* **Provided material**
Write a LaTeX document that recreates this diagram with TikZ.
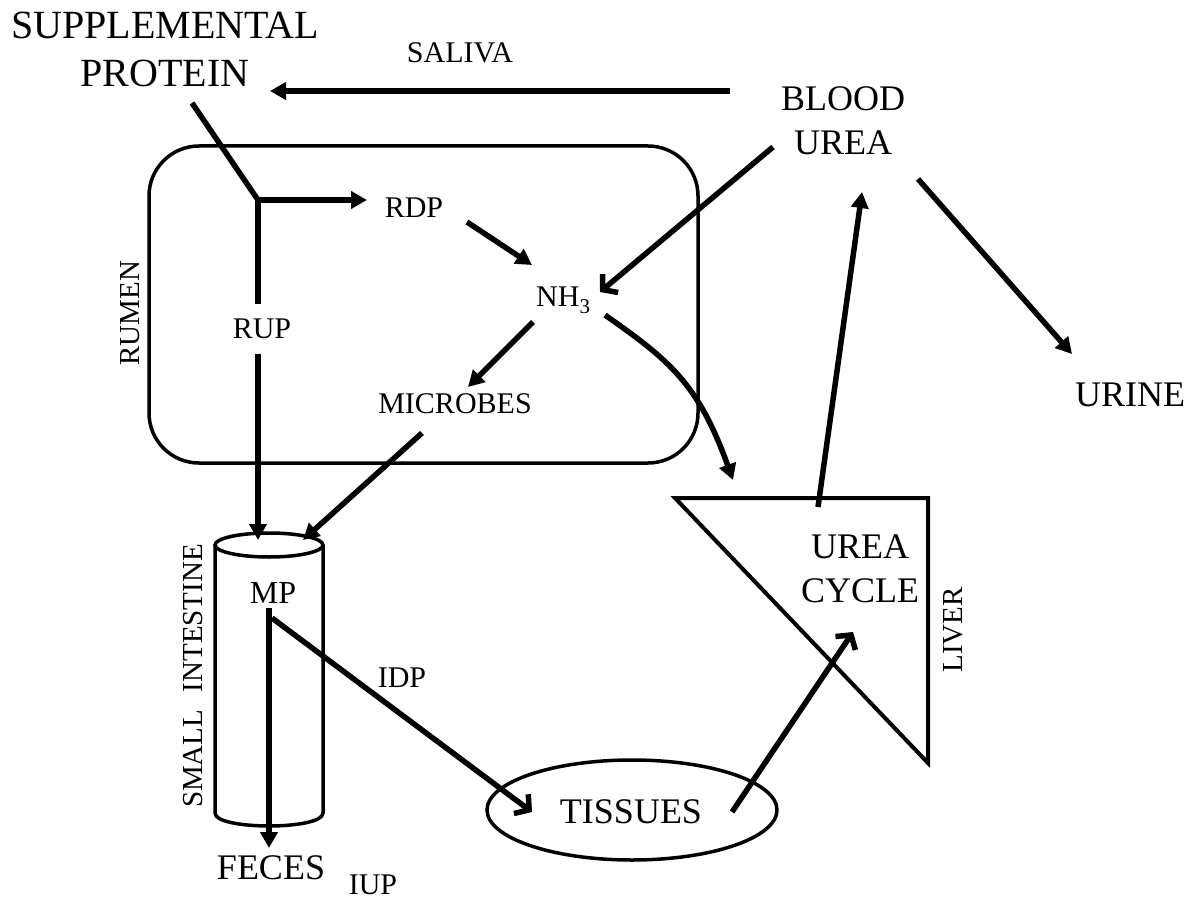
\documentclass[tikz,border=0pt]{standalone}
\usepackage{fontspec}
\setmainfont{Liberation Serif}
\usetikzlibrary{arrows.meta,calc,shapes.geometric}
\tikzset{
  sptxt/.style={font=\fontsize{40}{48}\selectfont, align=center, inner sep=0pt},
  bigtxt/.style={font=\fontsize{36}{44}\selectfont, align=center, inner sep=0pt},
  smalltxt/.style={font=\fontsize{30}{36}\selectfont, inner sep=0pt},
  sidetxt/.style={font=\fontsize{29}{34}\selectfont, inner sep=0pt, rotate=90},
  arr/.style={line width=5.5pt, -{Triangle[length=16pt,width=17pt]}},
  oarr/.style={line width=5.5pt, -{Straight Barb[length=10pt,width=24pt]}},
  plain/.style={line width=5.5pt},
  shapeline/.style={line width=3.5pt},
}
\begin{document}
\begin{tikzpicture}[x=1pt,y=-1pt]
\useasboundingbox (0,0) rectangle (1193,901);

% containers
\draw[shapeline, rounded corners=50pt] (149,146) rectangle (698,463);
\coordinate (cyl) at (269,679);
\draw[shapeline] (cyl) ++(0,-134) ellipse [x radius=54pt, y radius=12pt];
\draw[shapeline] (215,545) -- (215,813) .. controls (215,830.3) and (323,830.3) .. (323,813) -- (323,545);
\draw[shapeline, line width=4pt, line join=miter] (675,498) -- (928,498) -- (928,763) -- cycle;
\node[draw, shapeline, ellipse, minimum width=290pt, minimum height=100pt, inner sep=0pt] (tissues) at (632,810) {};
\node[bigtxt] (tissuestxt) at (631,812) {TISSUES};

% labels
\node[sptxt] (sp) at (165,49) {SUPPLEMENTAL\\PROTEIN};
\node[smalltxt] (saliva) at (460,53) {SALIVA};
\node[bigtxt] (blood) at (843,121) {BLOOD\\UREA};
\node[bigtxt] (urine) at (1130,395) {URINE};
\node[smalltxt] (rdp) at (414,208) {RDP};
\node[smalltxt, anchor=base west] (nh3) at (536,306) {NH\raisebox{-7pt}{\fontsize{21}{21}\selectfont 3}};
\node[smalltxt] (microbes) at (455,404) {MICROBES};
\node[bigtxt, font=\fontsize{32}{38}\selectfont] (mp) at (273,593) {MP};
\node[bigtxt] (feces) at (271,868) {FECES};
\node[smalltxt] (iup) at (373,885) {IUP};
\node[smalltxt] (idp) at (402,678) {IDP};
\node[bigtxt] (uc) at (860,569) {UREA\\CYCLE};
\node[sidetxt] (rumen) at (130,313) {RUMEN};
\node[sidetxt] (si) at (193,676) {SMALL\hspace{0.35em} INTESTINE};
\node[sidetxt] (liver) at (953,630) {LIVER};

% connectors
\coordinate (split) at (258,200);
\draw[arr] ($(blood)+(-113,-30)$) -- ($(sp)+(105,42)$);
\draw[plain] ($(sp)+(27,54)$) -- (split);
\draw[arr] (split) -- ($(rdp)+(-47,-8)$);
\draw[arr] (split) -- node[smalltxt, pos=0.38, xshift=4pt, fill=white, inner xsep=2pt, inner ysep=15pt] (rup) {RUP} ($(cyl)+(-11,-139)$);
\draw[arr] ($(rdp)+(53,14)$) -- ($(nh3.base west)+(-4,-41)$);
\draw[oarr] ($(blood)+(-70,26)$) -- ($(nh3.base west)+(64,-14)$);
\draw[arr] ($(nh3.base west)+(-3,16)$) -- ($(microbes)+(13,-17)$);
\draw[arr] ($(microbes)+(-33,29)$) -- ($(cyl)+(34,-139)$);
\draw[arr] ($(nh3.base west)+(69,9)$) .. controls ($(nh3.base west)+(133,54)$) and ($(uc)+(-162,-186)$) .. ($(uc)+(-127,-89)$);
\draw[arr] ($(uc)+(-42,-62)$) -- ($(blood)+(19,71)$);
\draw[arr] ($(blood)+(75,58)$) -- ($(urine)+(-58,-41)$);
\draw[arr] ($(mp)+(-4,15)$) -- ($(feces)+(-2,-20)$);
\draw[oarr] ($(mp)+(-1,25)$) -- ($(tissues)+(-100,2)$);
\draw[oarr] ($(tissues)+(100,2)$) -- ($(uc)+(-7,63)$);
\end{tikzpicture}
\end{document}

* **The exercise**
Transcribe the whole listing, character for character, but not its images.

* **Result of the exercise**
Write a LaTeX document that recreates this diagram with TikZ.
\documentclass[tikz,border=0pt]{standalone}
\usepackage{fontspec}
\setmainfont{Liberation Serif}
\usetikzlibrary{arrows.meta,calc,shapes.geometric}
\tikzset{
  sptxt/.style={font=\fontsize{40}{48}\selectfont, align=center, inner sep=0pt},
  bigtxt/.style={font=\fontsize{36}{44}\selectfont, align=center, inner sep=0pt},
  smalltxt/.style={font=\fontsize{30}{36}\selectfont, inner sep=0pt},
  sidetxt/.style={font=\fontsize{29}{34}\selectfont, inner sep=0pt, rotate=90},
  arr/.style={line width=5.5pt, -{Triangle[length=16pt,width=17pt]}},
  oarr/.style={line width=5.5pt, -{Straight Barb[length=10pt,width=24pt]}},
  plain/.style={line width=5.5pt},
  shapeline/.style={line width=3.5pt},
}
\begin{document}
\begin{tikzpicture}[x=1pt,y=-1pt]
\useasboundingbox (0,0) rectangle (1193,901);

% containers
\draw[shapeline, rounded corners=50pt] (149,146) rectangle (698,463);
\coordinate (cyl) at (269,679);
\draw[shapeline] (cyl) ++(0,-134) ellipse [x radius=54pt, y radius=12pt];
\draw[shapeline] (215,545) -- (215,813) .. controls (215,830.3) and (323,830.3) .. (323,813) -- (323,545);
\draw[shapeline, line width=4pt, line join=miter] (675,498) -- (928,498) -- (928,763) -- cycle;
\node[draw, shapeline, ellipse, minimum width=290pt, minimum height=100pt, inner sep=0pt] (tissues) at (632,810) {};
\node[bigtxt] (tissuestxt) at (631,812) {TISSUES};

% labels
\node[sptxt] (sp) at (165,49) {SUPPLEMENTAL\\PROTEIN};
\node[smalltxt] (saliva) at (460,53) {SALIVA};
\node[bigtxt] (blood) at (843,121) {BLOOD\\UREA};
\node[bigtxt] (urine) at (1130,395) {URINE};
\node[smalltxt] (rdp) at (414,208) {RDP};
\node[smalltxt, anchor=base west] (nh3) at (536,306) {NH\raisebox{-7pt}{\fontsize{21}{21}\selectfont 3}};
\node[smalltxt] (microbes) at (455,404) {MICROBES};
\node[bigtxt, font=\fontsize{32}{38}\selectfont] (mp) at (273,593) {MP};
\node[bigtxt] (feces) at (271,868) {FECES};
\node[smalltxt] (iup) at (373,885) {IUP};
\node[smalltxt] (idp) at (402,678) {IDP};
\node[bigtxt] (uc) at (860,569) {UREA\\CYCLE};
\node[sidetxt] (rumen) at (130,313) {RUMEN};
\node[sidetxt] (si) at (193,676) {SMALL\hspace{0.35em} INTESTINE};
\node[sidetxt] (liver) at (953,630) {LIVER};

% connectors
\coordinate (split) at (258,200);
\draw[arr] ($(blood)+(-113,-30)$) -- ($(sp)+(105,42)$);
\draw[plain] ($(sp)+(27,54)$) -- (split);
\draw[arr] (split) -- ($(rdp)+(-47,-8)$);
\draw[arr] (split) -- node[smalltxt, pos=0.38, xshift=4pt, fill=white, inner xsep=2pt, inner ysep=15pt] (rup) {RUP} ($(cyl)+(-11,-139)$);
\draw[arr] ($(rdp)+(53,14)$) -- ($(nh3.base west)+(-4,-41)$);
\draw[oarr] ($(blood)+(-70,26)$) -- ($(nh3.base west)+(64,-14)$);
\draw[arr] ($(nh3.base west)+(-3,16)$) -- ($(microbes)+(13,-17)$);
\draw[arr] ($(microbes)+(-33,29)$) -- ($(cyl)+(34,-139)$);
\draw[arr] ($(nh3.base west)+(69,9)$) .. controls ($(nh3.base west)+(133,54)$) and ($(uc)+(-162,-186)$) .. ($(uc)+(-127,-89)$);
\draw[arr] ($(uc)+(-42,-62)$) -- ($(blood)+(19,71)$);
\draw[arr] ($(blood)+(75,58)$) -- ($(urine)+(-58,-41)$);
\draw[arr] ($(mp)+(-4,15)$) -- ($(feces)+(-2,-20)$);
\draw[oarr] ($(mp)+(-1,25)$) -- ($(tissues)+(-100,2)$);
\draw[oarr] ($(tissues)+(100,2)$) -- ($(uc)+(-7,63)$);
\end{tikzpicture}
\end{document}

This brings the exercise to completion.